Playing devil's advocate, I'm not sure the D6 provides a simpler user experience. Why is rolling a D6 to determine whether you kill something in an RPG or wargame "easier" than rolling a D10? A single D10 seems more intuitive to me than a single D6 (that is, a score "from 1 to 10" seems more natural than "from 1 to 6").

An argument could be made that the D6 is more readily available, but this is probably irrelevant in the context of miniature gaming: miniatures themselves are NOT "readily available", and you can get the specialized dice from the same store you get your miniatures!

The difficulty is when you have to go hunting for the right die to use, and mistake, say, the d12 for the d20. Or get confused that, for d4s, you have to read the downward face instead of the top face.

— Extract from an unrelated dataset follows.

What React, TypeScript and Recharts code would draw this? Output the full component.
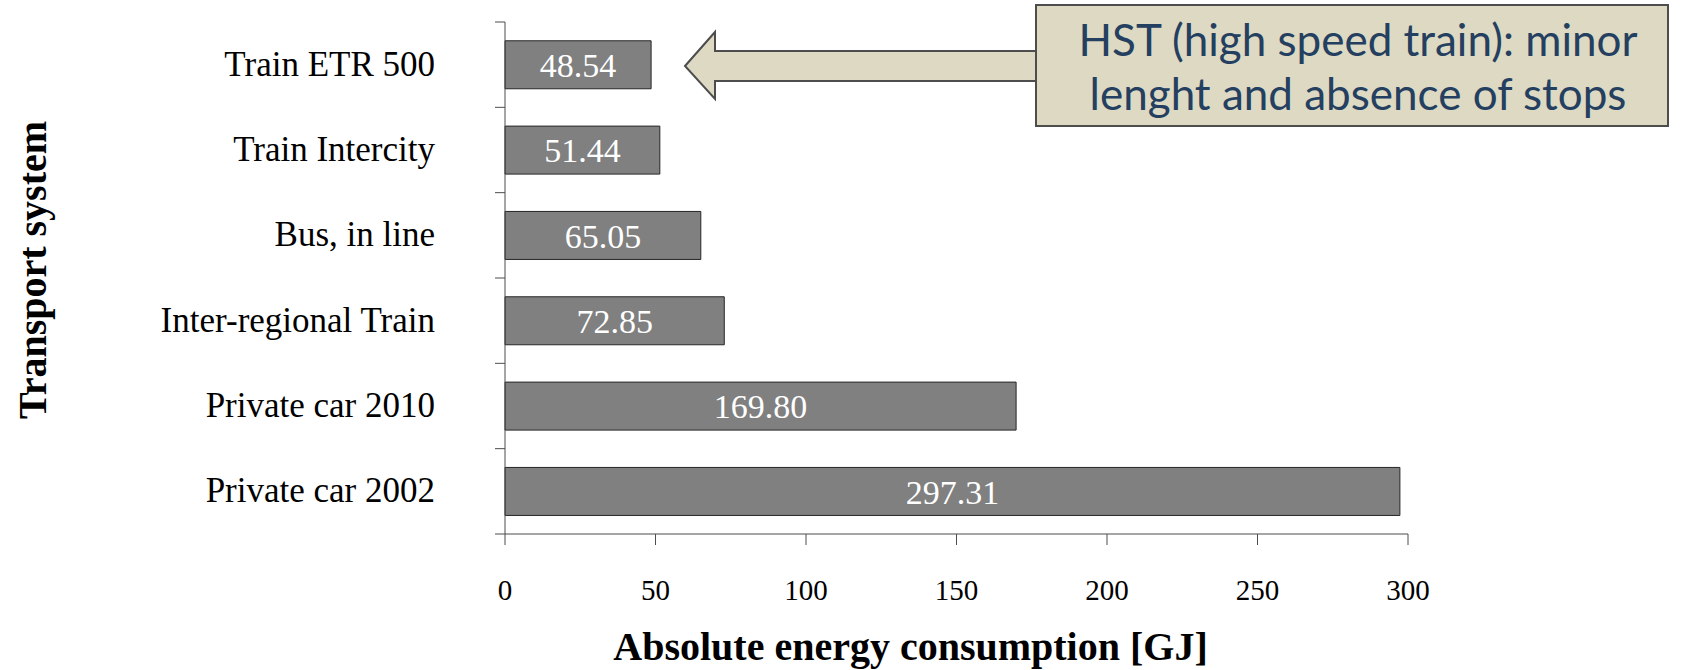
import { Bar, BarChart, LabelList, XAxis, YAxis } from "recharts";

const categories = [
  "Train ETR 500",
  "Train Intercity",
  "Bus, in line",
  "Inter-regional Train",
  "Private car 2010",
  "Private car 2002",
];
const energyGJ = [48.54, 51.44, 65.05, 72.85, 169.8, 297.31];
const xTicks = [0, 50, 100, 150, 200, 250, 300];

const W = 1693;
const H = 670;
const TOP = 22;
const XAXIS_H = 136;
const BAND = (H - TOP - XAXIS_H) / categories.length;
const SERIF = "'Liberation Serif', 'Times New Roman', serif";
const AXIS = "#4d4d4d";

const rows = categories.map((name, i) => ({ name, value: energyGJ[i] }));

function YTick(props: any) {
  const { x, y, payload, index } = props;
  const last = index === categories.length - 1;
  return (
    <g>
      <line x1={x} x2={x + 10} y1={y - BAND / 2} y2={y - BAND / 2} stroke={AXIS} />
      {last && (
        <line x1={x} x2={x + 10} y1={y + BAND / 2} y2={y + BAND / 2} stroke={AXIS} />
      )}
      <text
        x={x - 60}
        y={y}
        dy={11}
        textAnchor="end"
        fontFamily={SERIF}
        fontSize={35}
        fill="#000"
      >
        {payload.value}
      </text>
    </g>
  );
}

function XTick(props: any) {
  const { x, y, payload } = props;
  return (
    <text x={x} y={y} dy={53} textAnchor="middle" fontFamily={SERIF} fontSize={29} fill="#000">
      {payload.value}
    </text>
  );
}

// rotated y-axis title, placed at the far left like the original slide
function YTitle() {
  return (
    <text
      transform="translate(46, 270) rotate(-90)"
      textAnchor="middle"
      fontFamily={SERIF}
      fontSize={40}
      fontWeight="bold"
      fill="#000"
    >
      Transport system
    </text>
  );
}

export default function App() {
  return (
    <div style={{ position: "absolute", left: 0, top: 0, width: W, height: H, background: "#fff" }}>
      <BarChart
        width={W}
        height={H}
        data={rows}
        layout="vertical"
        margin={{ top: TOP, right: 285, bottom: 0, left: 0 }}
        barCategoryGap="22%"
      >
        <XAxis
          type="number"
          domain={[0, 300]}
          ticks={xTicks}
          height={XAXIS_H}
          stroke={AXIS}
          tickSize={11}
          tick={<XTick />}
          label={{
            value: "Absolute energy consumption [GJ]",
            position: "insideBottom",
            offset: 10,
            dx: -46,
            fill: "#000",
            fontFamily: SERIF,
            fontSize: 40,
            fontWeight: "bold",
          }}
        />
        <YAxis
          type="category"
          dataKey="name"
          width={505}
          stroke={AXIS}
          tickLine={false}
          tickSize={10}
          tickMargin={0}
          tick={<YTick />}
          label={{ content: () => <YTitle /> }}
        />
        <Bar dataKey="value" fill="#808080" stroke="#262626" strokeWidth={1} isAnimationActive={false}>
          <LabelList
            dataKey="value"
            position="center"
            fill="#fff"
            fontFamily={SERIF}
            fontSize={34}
            formatter={(v: any) => Number(v).toFixed(2)}
          />
        </Bar>
      </BarChart>
      <svg
        width={W}
        height={H}
        style={{ position: "absolute", left: 0, top: 0, pointerEvents: "none" }}
      >
        <polygon
          points="685,66 715,32 715,51 1040,51 1040,81 715,81 715,99"
          fill="#ddd9c3"
          stroke="#4d4d4d"
          strokeWidth={2}
        />
        <rect x={1036} y={5} width={632} height={121} fill="#ddd9c3" stroke="#4d4d4d" strokeWidth={2} />
        <text
          x={1358}
          textAnchor="middle"
          fontFamily="Lato, 'Open Sans', sans-serif"
          fontSize={44}
          fill="#243f60"
        >
          <tspan x={1358} y={56}>HST (high speed train): minor</tspan>
          <tspan x={1358} y={110}>lenght and absence of stops</tspan>
        </text>
      </svg>
    </div>
  );
}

That being said, I fell deeply in love with the classic D&D polyhedra the moment I first saw them. Platonic solids are cool! They're delightfully arcane and geeky. They complement each other in a set. I wish the weird d8 and d12 throws came up more often.

Perhaps there's a lesson here for UX in general: sometimes there's a tradeoff between being _simple_ and being _interesting_, and (particularly in the world of games) it's a tradeoff worth taking seriously.

I thought with d4s you read the value at the point, not the face on the bottom? Maybe my dice are different.

I prefer the d12 to the d6 for generic rolls, as it allows for the least number of sides with the most human-usable fractions (25/50/75%, 33/66%, and "a little less than 10%").

Well, wargames and RPGs are so complex enough already that surely mistaking the type of die is the least of a player's problems. And D6 used to require complex table lookups (which current tabletop game design seems to eschew), so not sure it was easier to begin with... just the most common shape of dice.